The memory system is two Python scripts running as MCP servers.

The first one does project-scoped search. It indexes the JSONL files for whatever project you’re working in. A Claude session in the website repo only sees website conversations. It doesn’t get polluted with stuff from the API server or the infrastructure project.

The second does global search across every project on the machine. This one’s for Claude Prime — for when I know we solved something but can’t remember which project it was in, or when context from one project matters in another. Results come back tagged with the project name.

Both servers parse the JSONL into conversation turns, build a BM25 index, and watch the directory for changes. New conversations get indexed automatically. There’s a debounce timer so it doesn’t re-index on every line written during an active session.

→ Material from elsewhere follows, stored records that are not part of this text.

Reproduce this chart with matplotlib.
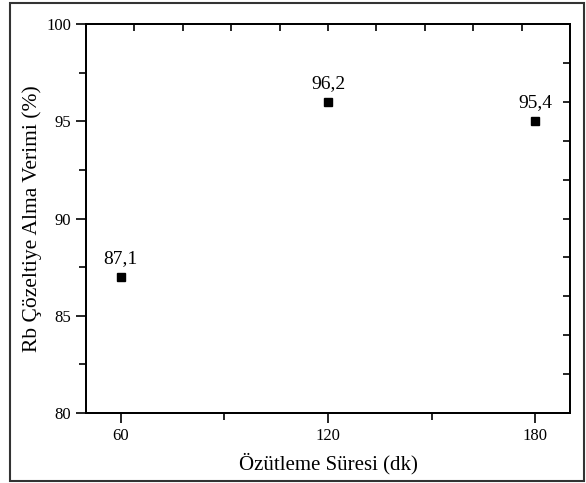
import matplotlib.pyplot as plt
from matplotlib.patches import Rectangle
import numpy as np

plt.rcParams['font.family'] = ['Liberation Serif', 'DejaVu Serif']

# data
sure = [60, 120, 180]
verim = [87.0, 96.0, 95.0]
etiket = ['87,1', '96,2', '95,4']

fig = plt.figure(figsize=(5.86, 4.83), dpi=100)
ax = fig.add_axes([0.1468, 0.1449, 0.8259, 0.8054])

ax.plot(sure, verim, 's', color='black', markersize=6, linestyle='none')
for x, y, t in zip(sure, verim, etiket):
    ax.annotate(t, (x, y), xytext=(0, 7), textcoords='offset points',
                ha='center', va='bottom', fontsize=14)

ax.set_xlim(50, 190)
ax.set_ylim(80, 100)
ax.set_xticks([60, 120, 180])
ax.set_xticks([90, 150], minor=True)
ax.set_yticks([80, 85, 90, 95, 100])
ax.set_yticks([82.5, 87.5, 92.5, 97.5], minor=True)
ax.tick_params(axis='both', which='major', direction='out', length=7, width=1.2,
               labelsize=12)
ax.tick_params(axis='both', which='minor', direction='out', length=5, width=1.2)

ax.set_xlabel('Özütleme Süresi (dk)', fontsize=15, labelpad=7)
ax.set_ylabel('Rb Çözeltiye Alma Verimi (%)', fontsize=15.5, labelpad=3)

for s in ax.spines.values():
    s.set_linewidth(1.2)

# mirror ticks on top and right, pointing inwards
top = ax.twiny()
top.set_xlim(ax.get_xlim())
top.set_xticks(np.arange(64, 177, 14))
top.tick_params(axis='x', direction='in', length=5, width=1.2,
                top=True, bottom=False, labeltop=False, labelbottom=False)
right = ax.twinx()
right.set_ylim(ax.get_ylim())
right.set_yticks(np.arange(80, 101, 2))
right.tick_params(axis='y', direction='in', length=5, width=1.2,
                  right=True, left=False, labelright=False, labelleft=False)
for a in (top, right):
    for s in a.spines.values():
        s.set_linewidth(1.2)

fig.patches.append(Rectangle((10 / 586, 2 / 483), 574 / 586, 478 / 483,
                             transform=fig.transFigure, fill=False,
                             edgecolor='#333333', linewidth=1.5))

fig.savefig('out.png', dpi=100)
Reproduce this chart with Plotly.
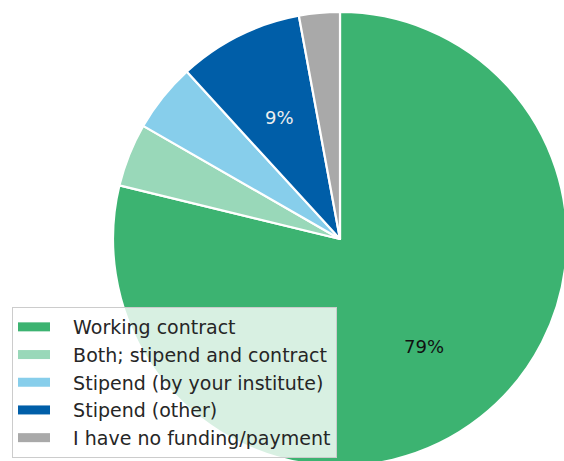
import math
import plotly.graph_objects as go

# Funding situation shares (percent)
labels = [
    "Working contract",
    "Both; stipend and contract",
    "Stipend (by your institute)",
    "Stipend (other)",
    "I have no funding/payment",
]
shares = [78.8, 4.5, 4.9, 8.9, 2.9]
colors = ["#3CB371", "#99D8B9", "#87CEEB", "#005EA8", "#A9A9A9"]
label_colors = ["#111111", None, None, "#EEEEEE", None]
min_label_share = 8.0

W, H = 570, 470
cx, cy, r = 340, 239, 227  # pie centre (px from left/top) and radius

fig = go.Figure(go.Pie(
    labels=labels,
    values=shares,
    sort=False,
    direction="clockwise",
    rotation=0,
    textinfo="none",
    hoverinfo="label+percent",
    showlegend=False,
    marker=dict(colors=colors, line=dict(color="white", width=2.2)),
    domain=dict(x=[(cx - r) / W, (cx + r) / W],
                y=[(H - (cy + r)) / H, (H - (cy - r)) / H]),
))

# Legend entries drawn as wide colour patches, with a gap before the text
gap = "\u00a0" * 3
for lab, col in zip(labels, colors):
    fig.add_trace(go.Scatter(
        x=[None], y=[None], mode="lines", name=gap + lab,
        line=dict(color=col, width=9),
        hoverinfo="skip",
    ))

# Percentage labels placed at 60% of the radius on each wedge's mid-angle
total = sum(shares)
start = 0.0
annotations = []
for lab, val, col in zip(labels, shares, label_colors):
    frac = val / total
    mid = (start + frac / 2) * 2 * math.pi
    start += frac
    if val < min_label_share:
        continue
    px = cx + 0.6 * r * math.sin(mid)
    py = cy - 0.6 * r * math.cos(mid)
    annotations.append(dict(
        x=px / W, y=1 - py / H, xref="paper", yref="paper",
        xanchor="center", yanchor="middle",
        text=f"{round(frac * 100)}%", showarrow=False,
        font=dict(family="DejaVu Sans", size=18, color=col),
    ))

fig.update_layout(
    width=W, height=H,
    margin=dict(l=0, r=0, t=0, b=0),
    paper_bgcolor="white",
    plot_bgcolor="rgba(0,0,0,0)",
    xaxis=dict(visible=False),
    yaxis=dict(visible=False),
    annotations=annotations,
    showlegend=True,
    legend=dict(
        x=12 / W, y=(H - 458) / H, xanchor="left", yanchor="bottom",
        bgcolor="rgba(255,255,255,0.8)",
        bordercolor="#CCCCCC", borderwidth=1,
        font=dict(family="DejaVu Sans", size=19, color="#262626"),
        traceorder="normal",
        itemwidth=32,
    ),
)

fig.write_html(
    "out.html",
    post_script="document.documentElement.style.overflow='hidden';"
                "document.body.style.overflow='hidden';",
)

From Claude’s side, it’s just a tool call. search_conversations("that cloudflare tunnel issue") returns ranked snippets from past sessions. Claude doesn’t know or care about BM25 or JSONL parsing.

Two layers

The system has two layers that do different things:

Curated memory is the MEMORY.md files and topic notes. Stable, verified, always loaded. “Here’s how to deploy. Here are the project conventions. Here’s what the user prefers.” I maintain these by hand (well, Claude updates them, but I decide what goes in).

Searchable history is everything else. Every conversation, unfiltered. When the curated notes say “deploy with npm run build” but don’t mention why we stopped using the old deploy script, the history has that conversation sitting in it, searchable.

It’s like the difference between documentation and git blame. Documentation tells you what. Git blame tells you why.

Keeping projects separate

I was pretty deliberate about isolation. Each project’s .mcp.json points the search server at only that project’s conversation directory. A Claude session in Project A doesn’t see Project B’s history. That’s the default, and it’s the right default — when you’re heads-down in a codebase, you want context about that codebase, not crosstalk.

The global search is there for the times you need to cross boundaries, but it’s opt-in. And it labels every result with where it came from.

What it costs to run

Nothing, really. The JSONL files already exist. The BM25 index lives in memory — it’s small. The Python scripts pull in three dependencies: bm25s, watchdog, and the mcp SDK. No database, no cloud service, no API keys.

Search results do add some tokens to the conversation context, but we’re talking maybe 1,000 tokens for a typical search. That’s noise compared to the tokens you burn re-explaining things from scratch every session.

How it actually feels

The difference is that sessions stop feeling like they start from zero. A new Claude session can search for what happened last time, find the relevant conversations, and pick up where things left off. “What were we working on?” becomes a search query instead of a blank stare.

Past debugging attempts are findable. Decisions have a paper trail. A preference I stated once — “always use main, not master” — is in the index forever.

It’s not magic. BM25 is keyword-based, so if you search for “CI/CD” and the conversation used “deploy pipeline,” you might miss it. In practice, though, natural conversations have enough vocabulary overlap that searches usually land.

What I’d tell someone building this

Claude Code’s statelessness is a reasonable default. Not every setup needs persistent memory. But if you’re on a dedicated machine, running sessions across multiple projects, day after day — the conversation transcripts are already being written. They’re sitting right there. All you need is something to read them.

The whole thing is two Python scripts, a search algorithm from the ’90s, and an open protocol. The hardest part was noticing that the raw material was already there, being generated and thrown away.